As atividades da Consciência Negra foram mudando as perspectivas da comunidade em relação às questões raciais. Além de proporcionar uma maior compreensão sobre a cultura, também começamos a perceber uma mudança no comportamento dos meninos e meninas, na forma como usam seus cabelos e se vestem. O projeto passou a ser a identidade da escola, e muitos alunos se inscrevem para estudar aqui justamente por causa dessas atividades, celebrou o professor de História.

Divulgação
Nesta 12ª edição, o tema escolhido para celebrar a Consciência Negra na ETE Epitácio Pessoa foi "Afoxés de Pernambuco: Tradição e Contemporaneidade para uma Educação Antirracista" - Divulgação

Apoio a partir do conhecimento

A jovem Esther Alexandra contou que só passou a compreender sua identidade como pessoa negra a partir do Ciclo de Atividades para Afirmação da Cultura Afro-brasileira. Ela revelou que essa nova percepção a fez perceber que já havia vivenciado uma situação de racismo, por exemplo.

"Passei a entender o que acontece quando chegamos a certos lugares e somos tratados de forma diferente por causa da nossa cor. Fui a um shopping perto da minha casa, estava com um grupo de amigos, e nós éramos todos pessoas negras. Fomos a uma loja provar roupas, e quando começamos a pegar as peças, o segurança começou a nos seguir pela loja.
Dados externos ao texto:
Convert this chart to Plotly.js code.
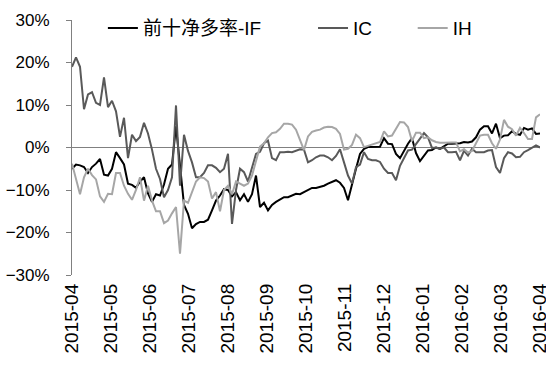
<!DOCTYPE html>
<html>
<head>
<meta charset="utf-8">
<script src="https://cdn.plot.ly/plotly-3.0.1.min.js"></script>
<style>html,body{margin:0;padding:0;background:#fff;}#chart{width:546px;height:366px;}</style>
</head>
<body>
<div id="chart"></div>
<script>
// Month labels on the category axis
const monthLabels = ['2015-04','2015-05','2015-06','2015-07','2015-08','2015-09','2015-10','2015-11','2015-12','2016-01','2016-02','2016-03','2016-04'];

// 前十净多率 (%) — IF series
const seriesIF = [
  -5, -4, -4.2, -4.6, -6, -4.6, -3.8, -2.7, -6.4, -6.6,
  -5, -1.1, -2.5, -4, -8.5, -8.8, -9.5, -8, -7, -10.8,
  -12.8, -11, -11.3, -8.7, -5, -4, 5, -5, -13.5, -15.6,
  -19, -18, -17.5, -17.5, -17, -14.8, -12.5, -11.3, -9.8, -10,
  -11.5, -10.5, -12.4, -11, -12.8, -11, -6.6, -14, -13, -14.8,
  -13.5, -12.8, -12.2, -11.7, -11.7, -11.3, -10.9, -11, -10.5, -10,
  -9.5, -9.5, -9.3, -9, -8.5, -8.1, -7.7, -8.3, -9.5, -12.4,
  -9, -5, -1.5, -0.3, 0.1, 0.1, 0.1, 0.2, 2.2, 0.9,
  0.8, -1.5, -2.5, -0.8, 0.9, 2.2, -1.3, -3.2, -1.8, -0.7,
  -0.6, 0, -0.3, 0.3, 0.9, 0.9, 1, 1, 1.3, 1.2,
  1.4, 2.4, 4.2, 5, 5, 3.3, 5.6, 2.2, 2.8, 2.9,
  3.8, 3.2, 3, 4.6, 4.2, 4.5, 3.2, 3.3
];

// IC series (%)
const seriesIC = [
  19, 21.2, 19, 9, 12.5, 13, 10.5, 10, 16.5, 9.5,
  11, 8.5, 2.5, 7, -2.5, 3, 1.5, 2.5, 5.8, 3.3,
  -0.5, -5, -7.4, -11.7, -10, -7, 9.9, -9, 3, -0.8,
  -3.5, -7, -7, -6, -4.2, -4.2, -4.8, -5.8, -5, -1.5,
  -18, -10, -5, -5.8, -8, -5, -1.5, -1, 1, 1.6,
  -2.5, -3, -1.1, -1.1, -1, -1.1, -0.7, -0.4, -0.5, -3.5,
  -3, -2.3, -1.9, -1.9, -2.3, -3, -2, -0.4, -3.5, -6.6,
  -8.5, -4.6, -4, -1.1, -2.7, -3, -3, -3.4, -5, -6,
  -6, -7.7, -4.3, -2.5, -0.7, -0.5, 0.9, 2, 3.4, 2.4,
  -0.1, 0, -0.3, 0, -1.1, -1.1, -1, -3, -0.8, -1.9,
  -0.3, -1.1, -1.1, -1.1, -0.7, -0.6, -4.6, -6, -2.5, -1.1,
  -1.4, -2.3, -2.2, -1.1, -0.6, 0, 0.5, 0
];

// IH series (%)
const seriesIH = [
  -3.8, -7.5, -11, -7, -5, -6.5, -7.5, -11.5, -12.8, -10.9,
  -11, -6, -6, -9, -10.9, -12.3, -10, -7, -12.5, -9,
  -12.5, -15, -15, -17.8, -17.2, -15.5, -14, -25, -12.5, -13,
  -10.3, -8, -7, -7.2, -8, -12, -10.5, -15, -10, -9,
  -11, -8, -8.5, -9, -8.5, -6.6, -3.2, 0.2, 1, 2.4,
  3.4, 3.6, 4.4, 5.6, 5.6, 5.4, 4.2, 2, -0.6, 2.6,
  3.7, 4, 4.2, 4.7, 4.9, 4.8, 4.4, 3.2, -0.5, -0.3,
  0.6, 3, 2.2, 0.1, 0.4, 0.6, 0.9, 1.3, 3.8, 2.6,
  2.8, 4.3, 6, 5.9, 4.8, 1.5, 3.5, 3.5, 2.2, 2.4,
  1.7, 1.3, 1.1, 1.1, 1.2, 1.2, 1.2, -0.9, -0.4, -1.2,
  -0.8, 0.9, 2.8, 3, 3, 1, -0.3, 1.9, 6.5, 4.9,
  4.3, 2.8, 4.6, 3.4, 2, 2, 7.1, 7.8
];

const seriesNames = ['前十净多率-IF', 'IC', 'IH'];

const n = seriesIF.length;
const xs = seriesIF.map((_, i) => i);
const step = (n - 1) / (monthLabels.length - 1);
const tickPositions = monthLabels.map((_, k) => k * step);

const FONT = 'Liberation Sans, Arial, Noto Sans CJK SC, sans-serif';

const traces = [
  {x: xs, y: seriesIF, name: seriesNames[0], type: 'scatter', mode: 'lines',
   line: {color: '#000000', width: 2}, legend: 'legend'},
  {x: xs, y: seriesIC, name: seriesNames[1], type: 'scatter', mode: 'lines',
   line: {color: '#595959', width: 2}, legend: 'legend2'},
  {x: xs, y: seriesIH, name: seriesNames[2], type: 'scatter', mode: 'lines',
   line: {color: '#A6A6A6', width: 2}, legend: 'legend3'}
];

const legendBase = {orientation: 'h', yanchor: 'middle', xanchor: 'left',
  font: {family: FONT, size: 19, color: '#000'}, bgcolor: 'rgba(0,0,0,0)', borderwidth: 0};

const layout = {
  width: 546, height: 366,
  margin: {l: 72, r: 6, t: 20, b: 91},
  paper_bgcolor: '#ffffff', plot_bgcolor: '#ffffff',
  showlegend: true,
  legend: Object.assign({}, legendBase, {x: 0.066, y: 0.968}),
  legend2: Object.assign({}, legendBase, {x: 0.515, y: 0.968}),
  legend3: Object.assign({}, legendBase, {x: 0.728, y: 0.968}),
  xaxis: {
    range: [0, n - 1],
    tickmode: 'array', tickvals: tickPositions, ticktext: monthLabels,
    tickangle: -90, showgrid: false, zeroline: false, showline: false,
    ticks: '', ticklabeloverflow: 'allow', ticklabelstandoff: 4,
    tickfont: {family: FONT, size: 19, color: '#000'},
    fixedrange: true
  },
  yaxis: {
    range: [-30, 30], dtick: 10, tick0: 0, ticksuffix: '%',
    showgrid: false, zeroline: true, zerolinecolor: '#808080', zerolinewidth: 1,
    showline: true, linecolor: '#808080', linewidth: 1,
    ticks: 'outside', ticklen: 5, tickcolor: '#808080', tickwidth: 1,
    ticklabelstandoff: 13,
    tickfont: {family: FONT, size: 17, color: '#000'},
    fixedrange: true
  }
};

Plotly.newPlot('chart', traces, layout, {staticPlot: true, displayModeBar: false});
</script>
</body>
</html>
Foi quando uma amiga percebeu o que estava acontecendo e sugeriu que fôssemos embora, porque a situação estava muito constrangedora," relatou a aluna da ETE Epitácio Pessoa.

Com uma família majoritariamente cristã, Esther contou que o diálogo também foi importante para que seus familiares entendessem a importância das atividades desenvolvidas na escola. "Quando uma das temáticas tratou do Afoxé, que é uma dança que envolve diretamente os orixás, minha mãe não queria deixar que eu participasse de jeito nenhum", disse. 

Hoje, a mãe da estudante Esther Alexandra compreende melhor a cultura afro-brasileira e suas referências. "Meus avós também começaram a ter mais respeito e a querer saber mais sobre a religião, a culinária e os costumes," afirmou Esther.

Para Débora Mota, de 17 anos, também estudante da ETE Epitácio Pessoa, antes de participar do projeto da Consciência Negra, ela dizia que vivia em uma "bolha". "Falo como uma pessoa negra, mas cristã, que não conhecia as raízes das matrizes africanas, que hoje fazem parte da nossa cultura. Então, conversei muito com meus familiares e, mesmo sendo cristãos, percebemos que muitos dos nossos valores e raízes não vêm do cristianismo, mas do que foi trazido pelas matrizes africanas. Diante disso, sou muito apoiada em participar dos eventos temáticos da escola," explicou a aluna.

Ter um espaço em que é permitido que a linguagem seja livre e direta, e que a igualdade de direitos esteja diretamente ligada ao que a escola tem proposto a trabalhar durante o ano letivo, tem feito a diferença na vida destes jovens e na luta contra o racismo.